Daily Discipleship - Day 224: I Am the Good Shepherd
May 3, 2026
Daily Discipleship • Day 224 • Thursday, December 10, 2026
I Am the Good Shepherd
John 10:14-15
Pleasant Springs Church • ps-church.com
Ezekiel 34 is the background to this passage: God condemns the shepherds of Israel who exploit rather than care for the flock and declares that he himself will come as the good shepherd. Jesus has been reading Ezekiel 34 as his own job description. The “I am the good shepherd” is an egō eimi claim placed alongside a prophecy about God himself coming to shepherd. The mutual knowing of shepherd and sheep is modeled on the mutual knowing of Father and Son — which makes the knowing available to the sheep an extension of trinitarian intimacy.
γινώσκω
ginōskō · Greek“I know (intimate, personal, experiential knowing)”
Ginōskō in Greek describes knowing through experience and relationship, not merely through information. The LXX uses it to translate the Hebrew yada, which covers everything from intellectual knowledge to the intimate knowing of marriage. When Jesus says “I know my own,” he is not claiming database knowledge — he is claiming the kind of knowing that is indistinguishable from love. And he structures it: I know mine, mine know me, as the Father knows me, I know the Father. The knowing descends: the trinitarian mutual knowing extends itself downward to include the sheep.
Manning returned to the good shepherd image throughout his work, and his reading always began with what the shepherd knows. “I know my own” includes knowing their worst. The shepherd knows the sheep that wandered last week and will probably wander again. He knows the sheep that is stubborn about the right pasture and the sheep that keeps falling into the same ravine. He lays down his life for that sheep — the known one, the fully seen one. Manning's gospel for the ragamuffin was rooted in this knowing: you cannot hide from the shepherd, and the shepherd's knowledge has not produced contempt.

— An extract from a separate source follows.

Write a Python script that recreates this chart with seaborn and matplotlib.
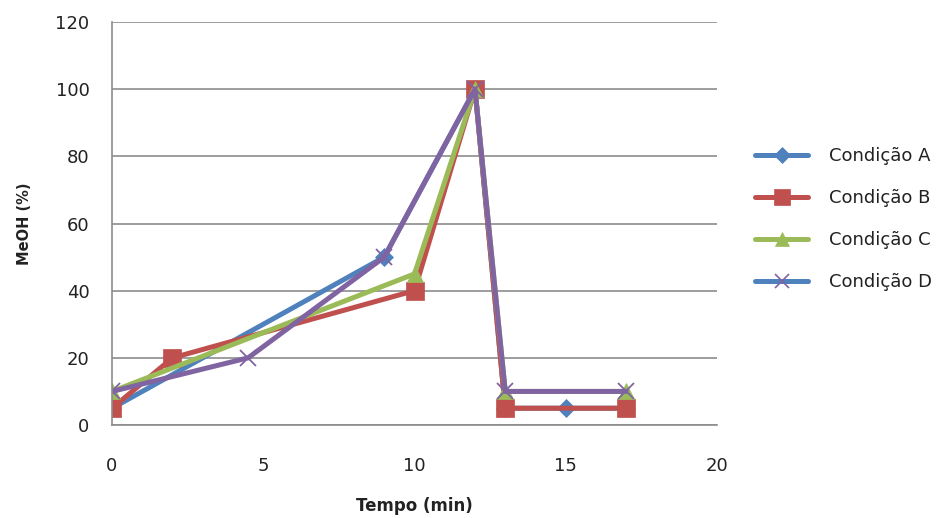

The symmetry of verse 15 — “as the Father knows me and I know the Father” — is the measure of the knowing available to the sheep. The intimacy between the Father and the Son is the intimacy into which the shepherd's death gathers the flock. Manning wrote that the deepest need of the ragamuffin is not forgiveness (though they need that too) but to be known and loved anyway. John 10:14-15 is the address of that need: you are known by the shepherd, completely, and he laid down his life for you rather than lose you.